South Asia

Embassies angry after Sri Lanka protest blocks UN

Protesters outside the UN office in Colombo on June 28, 2010
Image caption Protesters say there is no need for the UN panel

Embassies in Sri Lanka have expressed dismay over an "intimidating" protest which has blockaded the United Nations compound in the capital.

Hundreds of people are demonstrating against a UN panel investigating alleged war crimes in Sri Lanka.

Diplomatic missions including those of the UK, US and Germany said blocking access to the UN and "intimidating" its workers breached "international norms".

There were chaotic scenes outside the UN offices as police were called in.

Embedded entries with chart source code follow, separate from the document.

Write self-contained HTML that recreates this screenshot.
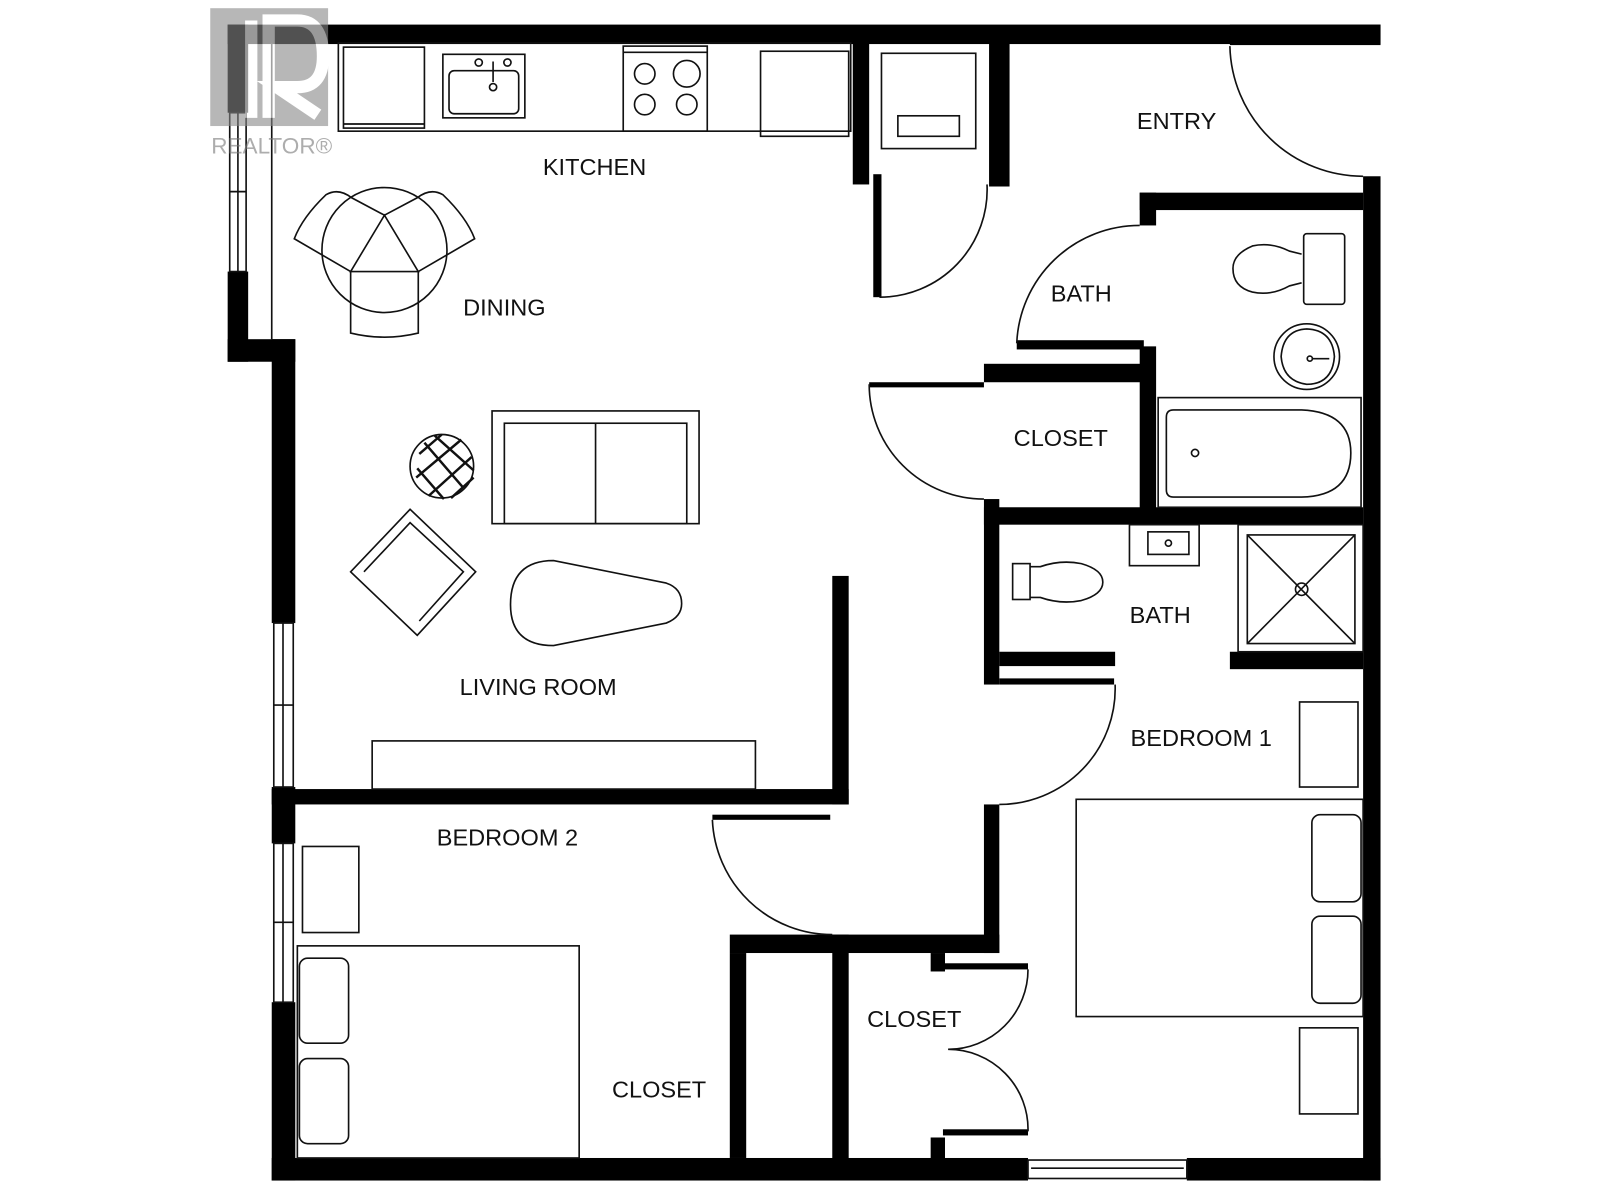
<!DOCTYPE html>
<html><head><meta charset="utf-8"><style>
html,body{margin:0;padding:0;background:#fff;}
svg{display:block;}
text{font-family:"Liberation Sans",sans-serif;font-size:23px;fill:#111;text-anchor:middle;}
</style></head><body>
<svg width="1600" height="1200" viewBox="0 0 1561 1171" xmlns="http://www.w3.org/2000/svg">
<g fill="#000">
<rect x="222" y="24" width="1125" height="19"/>
<rect x="1200" y="24" width="147" height="20"/>
<rect x="222" y="24" width="20" height="86"/>
<rect x="222" y="265" width="20" height="88"/>
<rect x="222" y="331" width="66" height="22"/>
<rect x="265" y="331" width="23" height="277"/>
<rect x="265" y="768" width="23" height="55"/>
<rect x="265" y="978" width="23" height="174"/>
<rect x="265" y="1130" width="738" height="22"/>
<rect x="1158" y="1130" width="189" height="22"/>
<rect x="1330" y="172" width="17" height="980"/>
<rect x="832" y="42" width="16" height="138"/>
<rect x="852" y="170" width="8" height="120"/>
<rect x="965" y="42" width="20" height="140"/>
<rect x="1112" y="188" width="218" height="17"/>
<rect x="1112" y="188" width="16" height="32"/>
<rect x="992" y="332" width="124" height="9"/>
<rect x="1112" y="338" width="16" height="160"/>
<rect x="848" y="373" width="112" height="5"/>
<rect x="960" y="355" width="156" height="18"/>
<rect x="960" y="487" width="15" height="181"/>
<rect x="960" y="495" width="370" height="17"/>
<rect x="975" y="636" width="113" height="14"/>
<rect x="1200" y="636" width="130" height="17"/>
<rect x="975" y="662" width="112" height="6"/>
<rect x="960" y="785" width="15" height="145"/>
<rect x="265" y="770" width="563" height="15"/>
<rect x="812" y="562" width="16" height="223"/>
<rect x="695" y="795" width="115" height="5"/>
<rect x="712" y="912" width="263" height="18"/>
<rect x="812" y="912" width="16" height="220"/>
<rect x="712" y="930" width="16" height="200"/>
<rect x="908" y="930" width="14" height="18"/>
<rect x="920" y="940" width="83" height="6"/>
<rect x="908" y="1110" width="14" height="22"/>
<rect x="920" y="1102" width="83" height="6"/>
</g>
<g fill="none" stroke="#111" stroke-width="1.6">
<rect x="224" y="110" width="16" height="155"/><line x1="232" y1="110" x2="232" y2="265"/><line x1="224" y1="187" x2="240" y2="187"/>
<line x1="265" y1="42" x2="265" y2="331"/>
<rect x="267" y="608" width="19" height="160"/><line x1="276" y1="608" x2="276" y2="768"/><line x1="267" y1="688" x2="286" y2="688"/>
<rect x="267" y="823" width="19" height="155"/><line x1="276" y1="823" x2="276" y2="978"/><line x1="267" y1="900" x2="286" y2="900"/>
<rect x="1003" y="1132" width="155" height="18"/><line x1="1006" y1="1140" x2="1155" y2="1140"/>
<path d="M1200 45 A130 130 0 0 0 1330 172"/>
<path d="M963 180 A105 105 0 0 1 858 290"/>
<path d="M1112 220 A120 120 0 0 0 992 335"/>
<path d="M848 375 A112 112 0 0 0 960 487"/>
<path d="M1088 668 A113 113 0 0 1 975 785"/>
<path d="M695 800 A117 117 0 0 0 812 912"/>
<path d="M1003 946 A78 78 0 0 1 925 1024 A78 78 0 0 1 1003 1104"/>
<!-- kitchen -->
<rect x="330" y="42" width="500" height="86"/>
<rect x="335" y="46" width="79" height="79"/><line x1="335" y1="121" x2="414" y2="121"/>
<rect x="432" y="53" width="80" height="62"/><rect x="438" y="69" width="68" height="42" rx="5"/>
<circle cx="467" cy="61" r="3.5"/><circle cx="495" cy="61" r="3.5"/><circle cx="481" cy="85" r="3.5"/><line x1="481" y1="60" x2="481" y2="80"/>
<rect x="608" y="45" width="82" height="83"/><line x1="608" y1="51" x2="690" y2="51"/>
<circle cx="629" cy="72" r="10"/><circle cx="670" cy="72" r="13"/><circle cx="629" cy="102" r="10"/><circle cx="670" cy="102" r="10"/>
<rect x="742" y="50" width="86" height="83"/>
<rect x="860" y="52" width="92" height="93"/><rect x="876" y="113" width="60" height="20"/>
<!-- dining -->
<circle cx="375" cy="244" r="61"/>
<path d="M375 210 L342 265 L408 265 Z"/>
<path d="M342 265 L342 325 Q375 333 408 325 L408 265"/>
<path d="M375 210 L343 193 Q330 183 318 190 Q295 212 287 233 L342 265"/>
<path d="M375 210 L407 193 Q420 183 432 190 Q455 212 463 233 L408 265"/>
<!-- living -->
<rect x="480" y="401" width="202" height="110"/><rect x="492" y="413" width="178" height="98"/><line x1="581" y1="413" x2="581" y2="511"/>
<circle cx="431" cy="455" r="31"/>
<path d="M409 443 L431 424 M406 466 L450 429 M418 484 L460 446 M440 486 L462 466 M414 432 L452 476 M424 425 L462 459 M407 457 L433 487" stroke-width="2.4"/>
<path d="M342 558 L400 497 L464 558 L407 620 Z"/><path d="M355 558 L400 510 L452 558 L409 606"/>
<path d="M540 547 Q498 547 498 590 Q498 630 540 630 L650 608 Q665 602 665 589 Q665 574 650 569 L540 547 Z"/>
<rect x="363" y="723" width="374" height="47"/>
<!-- upper bath -->
<rect x="1272" y="228" width="40" height="69" rx="3"/>
<path d="M1270 248 L1258 245 Q1240 236 1222 240 Q1203 248 1203 262 Q1203 280 1222 285 Q1240 289 1258 279 L1270 276"/>
<circle cx="1275" cy="348" r="32"/><path d="M1275 321 Q1300 322 1302 348 Q1300 375 1275 375 Q1252 372 1250 348 Q1252 322 1275 321 Z"/>
<line x1="1280" y1="350" x2="1297" y2="350"/><circle cx="1278" cy="350" r="2.5"/>
<rect x="1130" y="388" width="198" height="107"/>
<path d="M1145 400 L1270 400 Q1318 402 1318 442 Q1318 484 1270 485 L1145 485 Q1138 485 1138 478 L1138 407 Q1138 400 1145 400 Z"/>
<circle cx="1166" cy="442" r="3.5"/>
<!-- lower bath -->
<rect x="1102" y="512" width="68" height="40"/><rect x="1120" y="519" width="40" height="22"/><circle cx="1140" cy="530" r="3"/>
<rect x="1208" y="512" width="122" height="124"/>
<rect x="1217" y="522" width="105" height="106"/>
<line x1="1217" y1="522" x2="1322" y2="628"/><line x1="1322" y1="522" x2="1217" y2="628"/><circle cx="1270" cy="575" r="6"/>
<rect x="988" y="550" width="17" height="35"/><path d="M1005 553 L1015 553 Q1035 546 1055 550 Q1076 556 1076 568 Q1076 580 1055 586 Q1035 590 1015 583 L1005 583"/>
<!-- bedroom 1 -->
<rect x="1268" y="685" width="57" height="83"/>
<rect x="1050" y="780" width="280" height="212"/>
<rect x="1280" y="795" width="48" height="85" rx="8"/>
<rect x="1280" y="894" width="48" height="85" rx="8"/>
<rect x="1268" y="1003" width="57" height="84"/>
<!-- bedroom 2 -->
<rect x="295" y="826" width="55" height="84"/>
<rect x="290" y="923" width="275" height="207"/>
<rect x="292" y="935" width="48" height="83" rx="8"/>
<rect x="292" y="1033" width="48" height="83" rx="8"/>
</g>
<text x="580" y="171">KITCHEN</text>
<text x="492" y="308">DINING</text>
<text x="1148" y="126">ENTRY</text>
<text x="1055" y="294">BATH</text>
<text x="1035" y="435">CLOSET</text>
<text x="1132" y="608">BATH</text>
<text x="1172" y="728">BEDROOM 1</text>
<text x="525" y="678">LIVING ROOM</text>
<text x="495" y="825">BEDROOM 2</text>
<text x="892" y="1002">CLOSET</text>
<text x="643" y="1071">CLOSET</text>
<g opacity="0.6">
<rect x="205" y="8" width="115" height="115" fill="#888"/>
<path d="M245 20 L245 115 M262 115 L262 20 L290 20 Q315 20 315 55 Q315 85 290 85 L270 85 L310 112" fill="none" stroke="#fff" stroke-width="12"/>
<text x="265" y="150" style="font-size:22px;fill:#777;">REALTOR®</text>
</g>
</svg>
</body></html>
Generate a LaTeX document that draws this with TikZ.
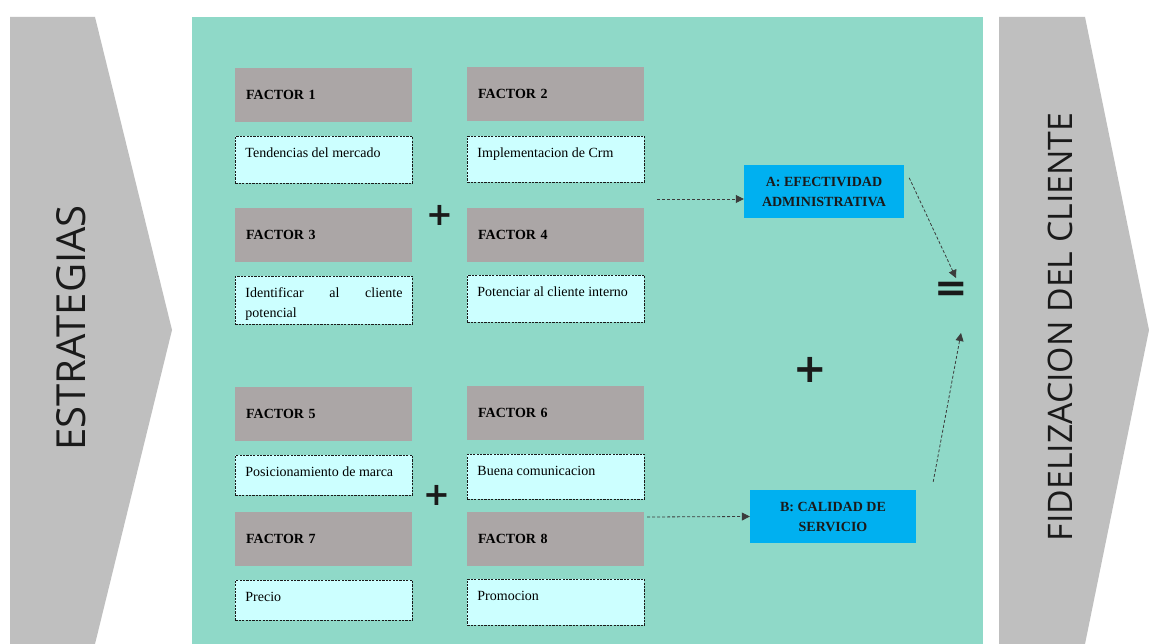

Ten embassies in the capital, Colombo, issued a joint statement on Saturday condemning the protests, which they said would harm Sri Lanka's reputation on the international stage.

In the statement, they called upon the Sri Lankan government to take "all appropriate steps" to ensure the safety of the UN compound and staff.

War crimes allegations

The latest escalation comes a day after the UN Secretary-General, Ban Ki-moon, urged Sri Lanka to "normalise conditions" around the UN office in Colombo after days of angry demonstrations.

On Thursday, Mr Ban recalled his top envoy to the island, Neil Buhne, and closed a regional office in Colombo.

Most UN staff managed to leave the compound after police tried to break the blockade in Colombo on Tuesday, before they too were ordered to leave by the government.

Several senior staff, however, remained inside and the protests, led by a government minister, were continuing.

Housing Minister Wimal Weerawansa has resigned and started what he says will be a hunger strike to the death, AFP news agency reports.

In a statement, Sri Lanka's ministry of external affairs said it wished to "categorically emphasise" that the government had looked after the safety of the UN premises.

"The demonstrations taking place outside have not resulted in harm to anyone," it added.

Sri Lanka says an inquiry is not needed and denies troops committed war crimes.

There have been consistent allegations that both the army - and Tamil Tigers rebels who troops routed last year - committed crimes at the end of the war.

About 7,000 civilians died in the last five months of the war, according to the UN.

It says the panel, announced last month, will report back within four months and will advise on how to deal with alleged perpetrators of abuses.